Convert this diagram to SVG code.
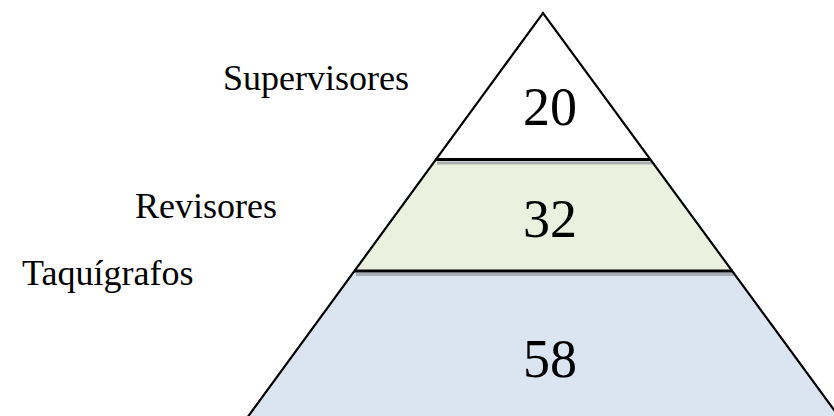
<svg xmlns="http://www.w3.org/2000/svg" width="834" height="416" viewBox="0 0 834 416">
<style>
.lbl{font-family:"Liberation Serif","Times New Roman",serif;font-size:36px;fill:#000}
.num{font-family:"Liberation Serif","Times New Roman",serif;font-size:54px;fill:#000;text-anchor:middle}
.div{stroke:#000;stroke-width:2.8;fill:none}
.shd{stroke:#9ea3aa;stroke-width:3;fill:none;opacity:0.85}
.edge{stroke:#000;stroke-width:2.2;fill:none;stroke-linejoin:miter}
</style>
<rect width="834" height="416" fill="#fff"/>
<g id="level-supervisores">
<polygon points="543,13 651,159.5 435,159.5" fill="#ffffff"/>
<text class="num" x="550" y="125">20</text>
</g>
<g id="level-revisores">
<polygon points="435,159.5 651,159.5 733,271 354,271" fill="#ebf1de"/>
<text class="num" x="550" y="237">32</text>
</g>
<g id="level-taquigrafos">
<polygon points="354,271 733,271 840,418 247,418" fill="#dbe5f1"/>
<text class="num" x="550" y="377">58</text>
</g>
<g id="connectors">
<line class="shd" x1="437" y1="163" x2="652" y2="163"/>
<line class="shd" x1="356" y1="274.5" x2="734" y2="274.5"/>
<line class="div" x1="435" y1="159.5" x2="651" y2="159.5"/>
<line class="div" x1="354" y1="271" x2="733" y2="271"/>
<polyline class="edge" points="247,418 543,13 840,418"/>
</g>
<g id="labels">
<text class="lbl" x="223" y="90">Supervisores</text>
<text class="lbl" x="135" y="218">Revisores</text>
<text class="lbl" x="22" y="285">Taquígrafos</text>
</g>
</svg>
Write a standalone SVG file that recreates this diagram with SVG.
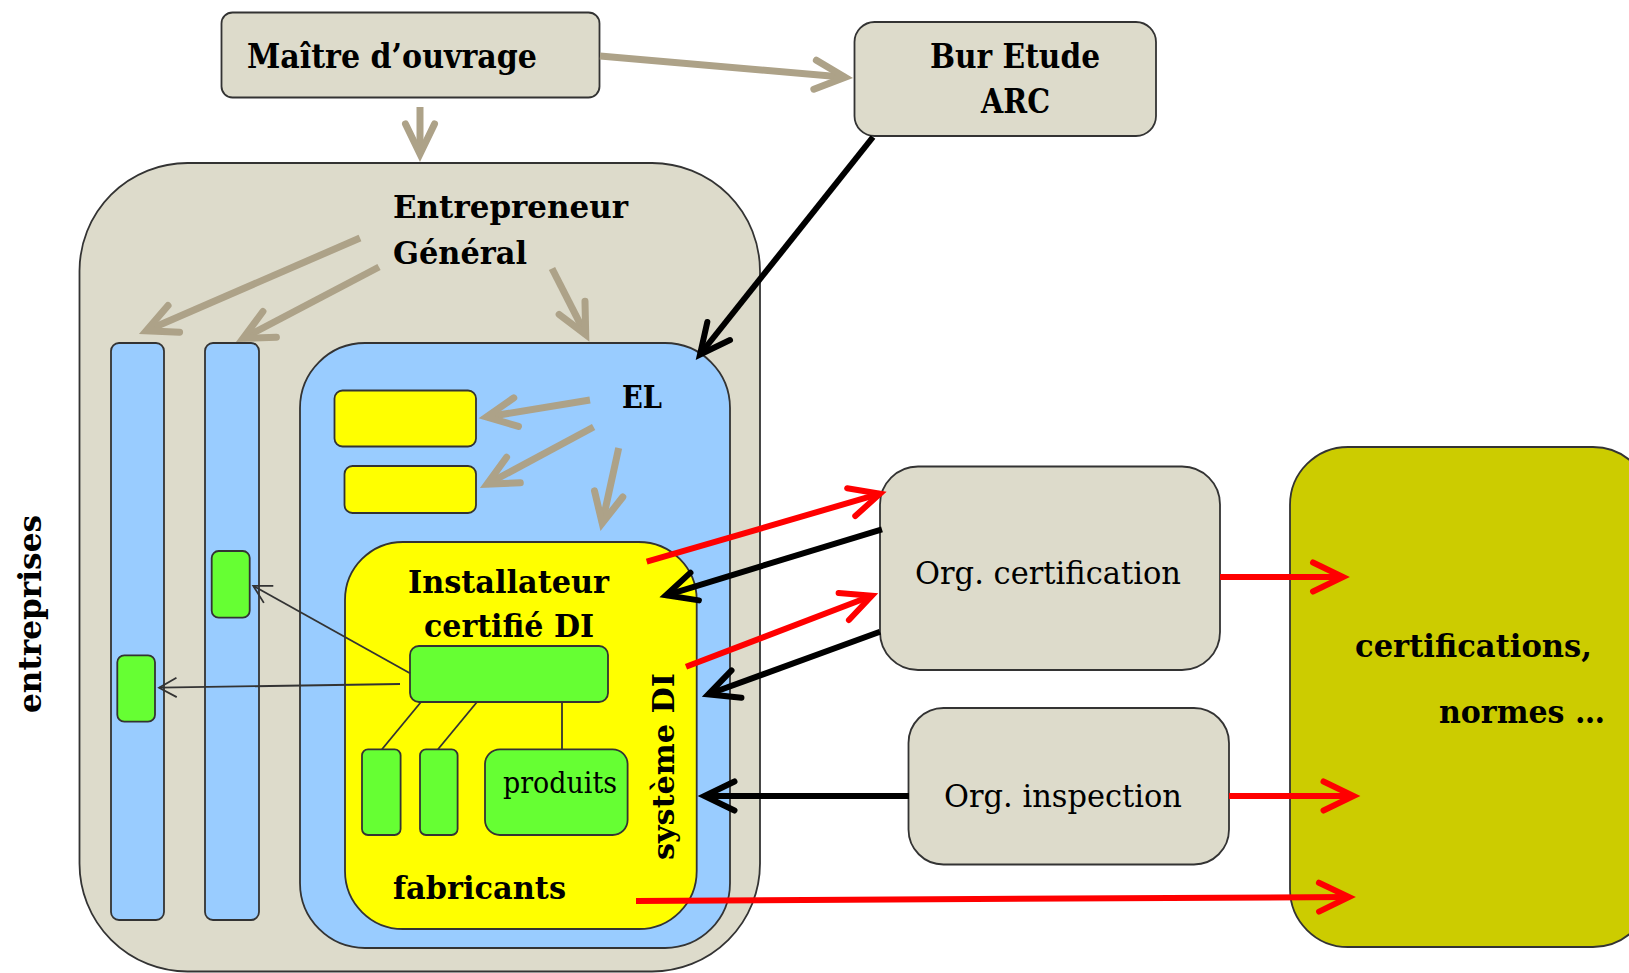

> TASK OBJECTIVE
Return the entries unchanged, save for the pictures, which do not belong in the copy.

> SOLVED EXERCISE
Convert this diagram to SVG code.
<svg xmlns="http://www.w3.org/2000/svg" width="834" height="416" viewBox="0 0 834 416">
<style>
.lbl{font-family:"Liberation Serif","Times New Roman",serif;font-size:36px;fill:#000}
.num{font-family:"Liberation Serif","Times New Roman",serif;font-size:54px;fill:#000;text-anchor:middle}
.div{stroke:#000;stroke-width:2.8;fill:none}
.shd{stroke:#9ea3aa;stroke-width:3;fill:none;opacity:0.85}
.edge{stroke:#000;stroke-width:2.2;fill:none;stroke-linejoin:miter}
</style>
<rect width="834" height="416" fill="#fff"/>
<g id="level-supervisores">
<polygon points="543,13 651,159.5 435,159.5" fill="#ffffff"/>
<text class="num" x="550" y="125">20</text>
</g>
<g id="level-revisores">
<polygon points="435,159.5 651,159.5 733,271 354,271" fill="#ebf1de"/>
<text class="num" x="550" y="237">32</text>
</g>
<g id="level-taquigrafos">
<polygon points="354,271 733,271 840,418 247,418" fill="#dbe5f1"/>
<text class="num" x="550" y="377">58</text>
</g>
<g id="connectors">
<line class="shd" x1="437" y1="163" x2="652" y2="163"/>
<line class="shd" x1="356" y1="274.5" x2="734" y2="274.5"/>
<line class="div" x1="435" y1="159.5" x2="651" y2="159.5"/>
<line class="div" x1="354" y1="271" x2="733" y2="271"/>
<polyline class="edge" points="247,418 543,13 840,418"/>
</g>
<g id="labels">
<text class="lbl" x="223" y="90">Supervisores</text>
<text class="lbl" x="135" y="218">Revisores</text>
<text class="lbl" x="22" y="285">Taquígrafos</text>
</g>
</svg>
Write a standalone SVG file that recreates this diagram with SVG.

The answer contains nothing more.